------ Data
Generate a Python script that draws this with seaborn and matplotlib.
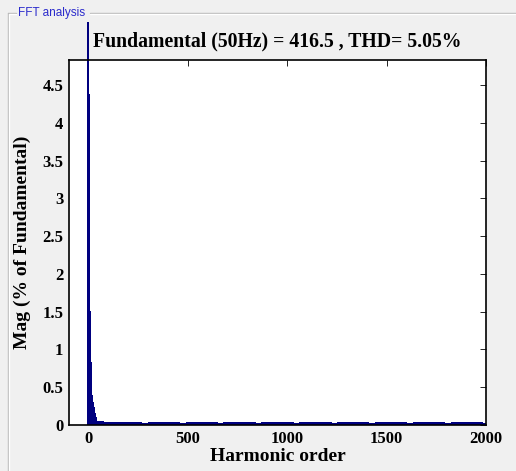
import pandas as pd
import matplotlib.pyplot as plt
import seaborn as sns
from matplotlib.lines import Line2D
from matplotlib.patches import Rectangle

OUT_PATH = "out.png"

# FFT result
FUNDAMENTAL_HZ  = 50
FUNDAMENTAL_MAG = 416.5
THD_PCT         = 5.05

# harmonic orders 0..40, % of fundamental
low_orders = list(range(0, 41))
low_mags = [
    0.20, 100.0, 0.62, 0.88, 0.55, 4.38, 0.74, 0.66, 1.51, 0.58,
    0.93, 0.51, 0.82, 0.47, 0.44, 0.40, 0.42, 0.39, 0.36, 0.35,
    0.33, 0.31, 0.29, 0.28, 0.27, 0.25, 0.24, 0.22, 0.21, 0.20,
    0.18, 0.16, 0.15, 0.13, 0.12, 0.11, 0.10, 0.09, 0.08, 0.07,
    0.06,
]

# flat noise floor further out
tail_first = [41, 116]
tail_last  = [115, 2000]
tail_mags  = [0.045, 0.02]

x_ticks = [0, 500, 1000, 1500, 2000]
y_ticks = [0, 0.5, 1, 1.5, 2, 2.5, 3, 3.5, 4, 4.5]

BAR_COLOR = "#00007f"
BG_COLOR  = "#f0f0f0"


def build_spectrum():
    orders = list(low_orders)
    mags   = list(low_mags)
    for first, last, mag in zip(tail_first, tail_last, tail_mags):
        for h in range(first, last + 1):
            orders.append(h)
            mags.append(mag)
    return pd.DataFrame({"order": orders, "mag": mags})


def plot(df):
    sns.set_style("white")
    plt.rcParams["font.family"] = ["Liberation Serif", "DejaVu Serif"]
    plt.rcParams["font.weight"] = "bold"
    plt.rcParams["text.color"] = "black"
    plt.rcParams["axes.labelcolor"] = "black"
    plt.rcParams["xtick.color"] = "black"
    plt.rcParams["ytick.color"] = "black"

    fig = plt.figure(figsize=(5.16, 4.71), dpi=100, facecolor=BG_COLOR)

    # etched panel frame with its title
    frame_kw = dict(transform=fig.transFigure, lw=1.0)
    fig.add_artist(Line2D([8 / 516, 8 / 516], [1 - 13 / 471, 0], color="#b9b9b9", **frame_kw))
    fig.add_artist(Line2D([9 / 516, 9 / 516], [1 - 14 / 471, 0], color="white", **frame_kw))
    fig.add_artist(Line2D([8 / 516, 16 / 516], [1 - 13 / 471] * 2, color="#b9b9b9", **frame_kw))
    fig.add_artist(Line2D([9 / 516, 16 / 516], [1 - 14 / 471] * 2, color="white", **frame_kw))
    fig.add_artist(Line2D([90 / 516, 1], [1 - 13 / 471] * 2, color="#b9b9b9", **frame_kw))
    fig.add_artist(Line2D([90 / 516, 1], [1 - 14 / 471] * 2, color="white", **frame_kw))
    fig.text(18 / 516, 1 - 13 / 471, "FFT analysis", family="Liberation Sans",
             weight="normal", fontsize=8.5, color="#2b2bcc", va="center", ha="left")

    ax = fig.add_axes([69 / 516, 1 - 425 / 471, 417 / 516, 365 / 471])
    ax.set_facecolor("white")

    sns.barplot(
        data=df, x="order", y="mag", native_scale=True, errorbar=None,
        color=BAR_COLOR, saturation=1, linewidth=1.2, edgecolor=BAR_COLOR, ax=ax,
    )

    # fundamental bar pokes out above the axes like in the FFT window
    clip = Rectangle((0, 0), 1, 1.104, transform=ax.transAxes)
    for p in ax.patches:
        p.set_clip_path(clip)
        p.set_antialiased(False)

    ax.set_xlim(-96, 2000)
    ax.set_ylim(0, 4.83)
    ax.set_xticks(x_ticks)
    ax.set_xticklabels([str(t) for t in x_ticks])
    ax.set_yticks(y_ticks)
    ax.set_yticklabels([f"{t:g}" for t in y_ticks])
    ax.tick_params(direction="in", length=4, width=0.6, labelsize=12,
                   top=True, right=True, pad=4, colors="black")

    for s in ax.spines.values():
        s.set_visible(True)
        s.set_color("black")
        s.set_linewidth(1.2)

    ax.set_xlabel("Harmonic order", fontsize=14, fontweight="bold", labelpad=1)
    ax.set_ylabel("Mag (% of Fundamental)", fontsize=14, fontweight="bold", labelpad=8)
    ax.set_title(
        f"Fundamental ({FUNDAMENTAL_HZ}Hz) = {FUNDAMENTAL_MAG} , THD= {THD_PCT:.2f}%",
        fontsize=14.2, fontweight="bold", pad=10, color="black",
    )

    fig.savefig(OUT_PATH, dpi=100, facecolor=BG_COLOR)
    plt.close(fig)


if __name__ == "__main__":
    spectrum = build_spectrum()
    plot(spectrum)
------------
> Task instructions:
Leave out any pictures, please, and quote only the lines from the top of the data through the line that contains "4.71), dpi=100, facecolor=BG_COLOR)".

> Full response:
Generate a Python script that draws this with seaborn and matplotlib.
import pandas as pd
import matplotlib.pyplot as plt
import seaborn as sns
from matplotlib.lines import Line2D
from matplotlib.patches import Rectangle

OUT_PATH = "out.png"

# FFT result
FUNDAMENTAL_HZ  = 50
FUNDAMENTAL_MAG = 416.5
THD_PCT         = 5.05

# harmonic orders 0..40, % of fundamental
low_orders = list(range(0, 41))
low_mags = [
    0.20, 100.0, 0.62, 0.88, 0.55, 4.38, 0.74, 0.66, 1.51, 0.58,
    0.93, 0.51, 0.82, 0.47, 0.44, 0.40, 0.42, 0.39, 0.36, 0.35,
    0.33, 0.31, 0.29, 0.28, 0.27, 0.25, 0.24, 0.22, 0.21, 0.20,
    0.18, 0.16, 0.15, 0.13, 0.12, 0.11, 0.10, 0.09, 0.08, 0.07,
    0.06,
]

# flat noise floor further out
tail_first = [41, 116]
tail_last  = [115, 2000]
tail_mags  = [0.045, 0.02]

x_ticks = [0, 500, 1000, 1500, 2000]
y_ticks = [0, 0.5, 1, 1.5, 2, 2.5, 3, 3.5, 4, 4.5]

BAR_COLOR = "#00007f"
BG_COLOR  = "#f0f0f0"


def build_spectrum():
    orders = list(low_orders)
    mags   = list(low_mags)
    for first, last, mag in zip(tail_first, tail_last, tail_mags):
        for h in range(first, last + 1):
            orders.append(h)
            mags.append(mag)
    return pd.DataFrame({"order": orders, "mag": mags})


def plot(df):
    sns.set_style("white")
    plt.rcParams["font.family"] = ["Liberation Serif", "DejaVu Serif"]
    plt.rcParams["font.weight"] = "bold"
    plt.rcParams["text.color"] = "black"
    plt.rcParams["axes.labelcolor"] = "black"
    plt.rcParams["xtick.color"] = "black"
    plt.rcParams["ytick.color"] = "black"

    fig = plt.figure(figsize=(5.16, 4.71), dpi=100, facecolor=BG_COLOR)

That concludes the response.